Le contrepoids à cela est bien sûr la Russie, même si ses efforts peuvent paraître faibles et si les objectifs de la Russie en Afrique sont mal compris. Mais la riposte russe à la destruction et à la corruption des États-Unis et de l’OTAN en Afrique n’est peut-être pas aussi simple que le lecteur l’imagine.
C’est parce que notre source nous informe que la Russie pave le chemin pour la Chine en Afrique – une supposition qui a tout son sens. La Chine n’est pas et n’a jamais été une puissance néocoloniale. La Chine n’est que trop consciente de la destruction causée par la perte du droit du peuple à l’autodétermination depuis que la Chine elle-même a été colonisée par des intérêts occidentaux.
Que la Russie et la Chine coopèrent en Afrique est tout aussi inévitable que l’incapacité de Washington à maintenir à perpétuité son béhémoth militariste qui prend de l’ampleur en Afrique.

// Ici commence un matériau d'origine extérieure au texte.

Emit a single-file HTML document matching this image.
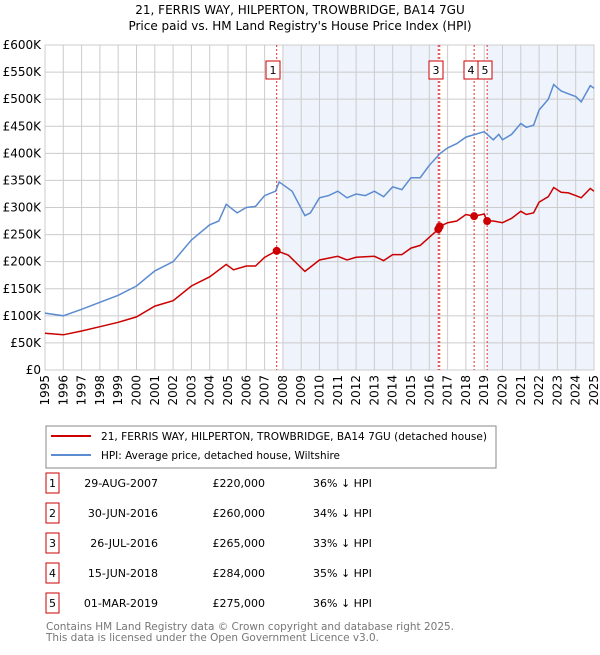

C’est la prise de conscience qui sera prouvée par le temps et par l’incapacité persistante de Washington à comprendre les erreurs graves et tragiques de son passé hégémonique – des erreurs sur lesquelles les États-Unis ne font aujourd’hui que s’appuyer, illustrées en partie par l’hystérie enragée anti-russe qui les consume actuellement. Et pour l’avenir de l’Afrique… nous ne pouvons qu’espérer.